State Secretary of the Communist Party of India (Marxist), Kerala
- In office 1964–1972
- Preceded by: Position established
- Succeeded by: E. K. Nayanar

Member of the Kerala Legislative Assembly
- In office 1965–1967
- Preceded by: Hameed Ali Shemnad
- Succeeded by: E. V. Kumaran
- Constituency: Nadapuram
- In office 1957–1960
- Preceded by: Constituency established
- Succeeded by: Hameed Ali Shemnad
- Constituency: Nadapuram

Personal details
- Born: Missing required parameter 1=month! 1909 Azhiyur, Kozhikode district, Kerala, British India
- Died: 20 October 1972 (aged 62–63)
- Party: Communist Party of India (Marxist)
- Spouse: Parvati

= C. H. Kanaran =

Indian politician (1909–1972)

C. H. Kanaran (1909 – 20 October 1972) was a political leader who represented the Nadapuram constituency in the 1st Kerala Legislative Assembly.
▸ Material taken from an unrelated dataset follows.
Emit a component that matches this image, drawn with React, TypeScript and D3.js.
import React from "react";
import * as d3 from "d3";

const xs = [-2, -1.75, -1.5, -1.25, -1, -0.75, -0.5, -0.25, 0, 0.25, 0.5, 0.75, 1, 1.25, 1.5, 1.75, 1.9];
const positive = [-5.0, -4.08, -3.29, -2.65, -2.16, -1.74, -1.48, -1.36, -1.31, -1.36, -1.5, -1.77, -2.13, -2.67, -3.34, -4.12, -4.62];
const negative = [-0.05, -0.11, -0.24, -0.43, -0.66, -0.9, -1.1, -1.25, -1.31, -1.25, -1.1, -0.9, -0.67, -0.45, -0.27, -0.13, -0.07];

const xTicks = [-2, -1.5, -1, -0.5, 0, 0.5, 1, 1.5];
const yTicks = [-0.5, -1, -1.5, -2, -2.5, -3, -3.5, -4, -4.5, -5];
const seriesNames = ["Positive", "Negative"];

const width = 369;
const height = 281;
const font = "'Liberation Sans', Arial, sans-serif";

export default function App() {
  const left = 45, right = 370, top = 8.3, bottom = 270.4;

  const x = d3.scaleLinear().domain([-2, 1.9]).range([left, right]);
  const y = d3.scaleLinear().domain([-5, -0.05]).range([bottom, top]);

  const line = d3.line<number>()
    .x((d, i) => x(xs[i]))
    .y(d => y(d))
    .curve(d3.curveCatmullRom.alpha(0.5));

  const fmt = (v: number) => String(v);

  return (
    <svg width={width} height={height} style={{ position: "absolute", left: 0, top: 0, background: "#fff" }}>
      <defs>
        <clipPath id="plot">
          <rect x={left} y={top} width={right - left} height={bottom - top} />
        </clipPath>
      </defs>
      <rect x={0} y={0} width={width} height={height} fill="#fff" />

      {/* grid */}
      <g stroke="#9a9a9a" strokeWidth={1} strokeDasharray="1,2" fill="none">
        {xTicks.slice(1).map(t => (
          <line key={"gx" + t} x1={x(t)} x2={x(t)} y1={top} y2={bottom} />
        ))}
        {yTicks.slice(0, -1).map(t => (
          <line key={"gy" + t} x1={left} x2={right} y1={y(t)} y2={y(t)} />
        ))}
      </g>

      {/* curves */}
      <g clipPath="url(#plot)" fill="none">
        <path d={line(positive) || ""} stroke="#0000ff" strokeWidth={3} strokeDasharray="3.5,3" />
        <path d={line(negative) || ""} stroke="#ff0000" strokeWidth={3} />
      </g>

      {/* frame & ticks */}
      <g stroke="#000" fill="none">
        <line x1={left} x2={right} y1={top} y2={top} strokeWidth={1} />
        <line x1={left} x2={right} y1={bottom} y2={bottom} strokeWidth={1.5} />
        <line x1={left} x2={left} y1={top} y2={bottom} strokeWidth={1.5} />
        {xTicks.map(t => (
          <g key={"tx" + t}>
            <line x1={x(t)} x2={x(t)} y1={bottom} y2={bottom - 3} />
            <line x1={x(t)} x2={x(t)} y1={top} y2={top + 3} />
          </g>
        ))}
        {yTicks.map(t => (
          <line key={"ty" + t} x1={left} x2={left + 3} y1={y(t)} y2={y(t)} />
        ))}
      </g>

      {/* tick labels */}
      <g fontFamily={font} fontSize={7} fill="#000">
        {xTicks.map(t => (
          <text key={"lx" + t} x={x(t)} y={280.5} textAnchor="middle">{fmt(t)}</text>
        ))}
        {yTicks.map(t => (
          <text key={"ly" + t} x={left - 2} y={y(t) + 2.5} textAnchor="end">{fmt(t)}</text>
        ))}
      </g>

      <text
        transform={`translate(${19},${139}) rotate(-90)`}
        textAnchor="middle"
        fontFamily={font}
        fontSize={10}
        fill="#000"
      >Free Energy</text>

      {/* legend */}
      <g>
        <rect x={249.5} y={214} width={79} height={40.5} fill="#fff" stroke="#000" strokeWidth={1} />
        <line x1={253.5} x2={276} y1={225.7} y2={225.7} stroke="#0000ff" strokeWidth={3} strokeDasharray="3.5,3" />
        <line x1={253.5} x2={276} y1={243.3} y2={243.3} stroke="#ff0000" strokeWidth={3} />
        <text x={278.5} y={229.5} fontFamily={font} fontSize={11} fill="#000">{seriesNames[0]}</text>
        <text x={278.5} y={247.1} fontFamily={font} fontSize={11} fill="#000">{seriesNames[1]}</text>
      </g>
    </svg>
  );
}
He entered the Kerala Legislative Assembly as a CPI representative. He worked as a teacher in his early days. C.H. Kanaran was a member of the Madras Legislative Assembly from 1951–56. After the formation of the CPI(M), he was the state secretary of the party for a long time.
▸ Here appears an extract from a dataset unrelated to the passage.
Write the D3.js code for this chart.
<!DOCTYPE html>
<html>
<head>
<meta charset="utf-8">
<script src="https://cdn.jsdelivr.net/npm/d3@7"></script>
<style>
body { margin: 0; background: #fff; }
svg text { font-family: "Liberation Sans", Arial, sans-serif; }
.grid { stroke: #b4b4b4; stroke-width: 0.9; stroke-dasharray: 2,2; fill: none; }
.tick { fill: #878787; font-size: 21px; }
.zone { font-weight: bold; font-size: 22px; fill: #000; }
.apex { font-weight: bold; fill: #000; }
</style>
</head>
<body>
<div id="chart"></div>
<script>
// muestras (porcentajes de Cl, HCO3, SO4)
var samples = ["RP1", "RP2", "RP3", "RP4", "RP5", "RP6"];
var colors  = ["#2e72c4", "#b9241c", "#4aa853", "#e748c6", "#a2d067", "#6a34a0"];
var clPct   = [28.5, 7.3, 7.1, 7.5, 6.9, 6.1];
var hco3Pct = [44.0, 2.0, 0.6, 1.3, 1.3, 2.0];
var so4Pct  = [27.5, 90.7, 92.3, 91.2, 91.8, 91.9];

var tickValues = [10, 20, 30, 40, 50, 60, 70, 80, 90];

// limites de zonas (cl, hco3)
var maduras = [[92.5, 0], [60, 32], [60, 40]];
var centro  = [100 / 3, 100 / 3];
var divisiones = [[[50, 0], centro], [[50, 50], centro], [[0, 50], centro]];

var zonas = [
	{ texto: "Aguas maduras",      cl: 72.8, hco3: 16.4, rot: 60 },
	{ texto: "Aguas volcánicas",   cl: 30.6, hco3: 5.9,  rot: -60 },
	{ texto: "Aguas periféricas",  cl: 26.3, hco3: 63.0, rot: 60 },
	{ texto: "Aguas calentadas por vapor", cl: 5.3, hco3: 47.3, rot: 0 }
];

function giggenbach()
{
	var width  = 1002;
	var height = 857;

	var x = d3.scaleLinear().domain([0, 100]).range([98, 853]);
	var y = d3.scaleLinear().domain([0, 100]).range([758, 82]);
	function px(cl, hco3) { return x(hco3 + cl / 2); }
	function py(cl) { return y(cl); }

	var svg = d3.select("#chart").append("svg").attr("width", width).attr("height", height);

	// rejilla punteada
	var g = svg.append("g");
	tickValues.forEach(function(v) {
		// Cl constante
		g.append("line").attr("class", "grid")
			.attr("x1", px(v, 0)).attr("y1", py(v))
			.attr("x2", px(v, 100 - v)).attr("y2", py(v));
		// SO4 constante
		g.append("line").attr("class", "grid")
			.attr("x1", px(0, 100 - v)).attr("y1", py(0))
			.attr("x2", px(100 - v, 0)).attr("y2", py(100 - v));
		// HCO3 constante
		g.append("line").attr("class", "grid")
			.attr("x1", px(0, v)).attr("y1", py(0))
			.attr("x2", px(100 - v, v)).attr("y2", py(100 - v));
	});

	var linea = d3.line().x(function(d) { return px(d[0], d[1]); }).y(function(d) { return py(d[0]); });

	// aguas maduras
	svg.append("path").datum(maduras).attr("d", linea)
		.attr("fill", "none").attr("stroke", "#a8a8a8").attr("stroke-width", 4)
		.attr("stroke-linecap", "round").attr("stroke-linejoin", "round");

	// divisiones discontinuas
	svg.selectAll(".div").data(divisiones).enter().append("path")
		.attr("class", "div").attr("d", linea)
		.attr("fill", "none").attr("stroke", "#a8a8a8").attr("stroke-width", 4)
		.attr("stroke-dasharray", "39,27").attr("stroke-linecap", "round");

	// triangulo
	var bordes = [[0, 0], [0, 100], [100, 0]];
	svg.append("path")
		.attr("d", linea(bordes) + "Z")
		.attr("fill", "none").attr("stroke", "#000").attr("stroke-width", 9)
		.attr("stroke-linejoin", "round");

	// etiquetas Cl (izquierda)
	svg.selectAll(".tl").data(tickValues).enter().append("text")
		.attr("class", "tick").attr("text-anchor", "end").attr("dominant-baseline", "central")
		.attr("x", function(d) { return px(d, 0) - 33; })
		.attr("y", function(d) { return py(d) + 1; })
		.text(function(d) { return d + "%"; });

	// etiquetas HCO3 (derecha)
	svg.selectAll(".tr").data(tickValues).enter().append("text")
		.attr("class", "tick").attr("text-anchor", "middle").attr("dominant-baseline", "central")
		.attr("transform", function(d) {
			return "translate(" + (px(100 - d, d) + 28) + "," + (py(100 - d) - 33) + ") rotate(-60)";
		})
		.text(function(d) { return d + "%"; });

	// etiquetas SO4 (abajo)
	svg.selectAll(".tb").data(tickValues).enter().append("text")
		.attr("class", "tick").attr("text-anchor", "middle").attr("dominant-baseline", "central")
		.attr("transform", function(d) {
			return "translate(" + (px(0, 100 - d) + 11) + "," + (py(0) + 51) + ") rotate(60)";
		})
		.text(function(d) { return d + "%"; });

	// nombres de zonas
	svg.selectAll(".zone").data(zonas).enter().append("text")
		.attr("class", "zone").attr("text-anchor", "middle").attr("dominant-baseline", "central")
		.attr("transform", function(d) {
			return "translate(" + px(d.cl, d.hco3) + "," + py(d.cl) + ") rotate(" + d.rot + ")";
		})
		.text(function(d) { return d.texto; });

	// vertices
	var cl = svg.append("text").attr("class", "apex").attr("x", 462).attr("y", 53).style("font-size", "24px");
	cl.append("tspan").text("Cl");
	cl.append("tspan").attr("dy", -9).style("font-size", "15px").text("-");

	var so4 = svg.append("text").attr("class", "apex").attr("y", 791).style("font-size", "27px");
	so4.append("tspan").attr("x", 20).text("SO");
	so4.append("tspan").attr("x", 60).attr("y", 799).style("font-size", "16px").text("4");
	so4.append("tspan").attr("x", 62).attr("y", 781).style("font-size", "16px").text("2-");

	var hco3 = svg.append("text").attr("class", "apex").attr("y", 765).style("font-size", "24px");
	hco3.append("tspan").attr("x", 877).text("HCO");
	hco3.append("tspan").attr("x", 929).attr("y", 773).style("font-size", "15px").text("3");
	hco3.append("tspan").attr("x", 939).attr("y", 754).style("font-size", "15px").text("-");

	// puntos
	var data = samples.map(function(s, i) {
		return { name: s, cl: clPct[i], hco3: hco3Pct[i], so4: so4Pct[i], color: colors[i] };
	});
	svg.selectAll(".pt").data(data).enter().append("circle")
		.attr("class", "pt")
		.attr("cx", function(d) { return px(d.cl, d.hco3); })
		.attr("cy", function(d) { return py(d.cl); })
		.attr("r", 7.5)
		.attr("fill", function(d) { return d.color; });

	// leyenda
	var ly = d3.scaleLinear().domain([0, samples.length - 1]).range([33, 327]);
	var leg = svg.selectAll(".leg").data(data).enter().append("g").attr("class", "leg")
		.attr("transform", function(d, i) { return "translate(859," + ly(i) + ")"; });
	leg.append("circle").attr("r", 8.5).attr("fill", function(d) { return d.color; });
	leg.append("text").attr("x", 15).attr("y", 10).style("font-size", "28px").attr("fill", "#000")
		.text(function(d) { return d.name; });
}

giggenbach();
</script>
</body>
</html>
He had shown interest in national struggles even during his school days. He was a complete rationalist. When the Congress Socialist Party started building peasant organizations, he withdrew from the rationalist campaign and started organizing the peasants. He won the elections to the Madras Legislative Assembly in 1946. He spent a long time in hiding during the period when the Communist Party was banned. He was arrested in 1948. When the party split, he stood firmly with the CPI(M). He died in 1972.

==Early years==
He was born in 1909 in Azhiyur, Kozhikode district, to Ananthan, a small trader, and Cheekoli Karayi Narayani. He received his primary education at a government school in Punnole. Kanaran, who passed his matriculation in 1929 from Thalassery B.E.M.P. School, became active in the freedom struggle immediately. Even during his school days, CH was interested in extracurricular activities.

==Political struggle==
In 1932, Kanaran also became an active participant in the Non-Cooperation Movement led by Gandhiji. During this time, he had to serve a 13-month prison sentence for speaking against the British government. During his imprisonment, Kanaran was able to get to know many leaders. After his release from prison, he worked as a teacher. During this period, he organized rationalists and formed the Free Thought Society. It was a time when socialist thought was spreading in Kerala. CH was also attracted to the socialist movement that emerged under the leadership of EMS and P. Krishna Pillai.

He organized the beedi workers of Thalassery and led a procession from Thalassery to Kuttiadi in 1936-37 . This was the first strike led by CH. It was the organizational activities led by Kanaran that transformed the Thalassery beedi workers' union into a class organization. The strikes conducted at the New Darbar beedi company elevated him to a prominent leader among the workers. Following this strike, Kanaran had to spend time in jail. Kanaran took a leading position in many peasant struggles that took place in North Kerala.

==Communist Movement==
CH, who was imprisoned following the strike at the New Darbar Beedi Company, came out with the new ideas of communism in mind. At that time, all socialist thinkers in Kerala were converting to communism. CH and P. Krishna Pillai represented Kerala in the party plenum held in Bombay in 1942. In 1946, he won the election to the Madras Legislative Assembly. When the Communist Party was banned in the country following the Second Congress in 1948, CH also went into hiding. In 1957, he won from the Nadapuram constituency and entered the first Kerala Legislative Assembly. CH was one of the main architects of the Land Reforms Act passed by the first Kerala Legislative Assembly.

When the party split in 1964, C.H. was one of the 32 members who left the National Council and formed the CPI(M). He remained steadfast with the party since then. His organizational skills also helped to keep the members in the CPI(M). The state conference held prior to the 7th Congress elected Kanaran as the state secretary. He also served as the CPM state secretary from 1964 to 1972. When the party was banned following the 7th Congress, Kanaran was also imprisoned. While in prison, he contested and won the general elections held during his imprisonment, but could not serve as a member of the legislature as the legislature was not in session.

His wife was Parvati, and they had two sons and two daughters.

The centenary celebrations of CH were inaugurated by CPI(M) General Secretary Prakash Karat at a function held at the Town Hall in Thalassery on 29 July 2009.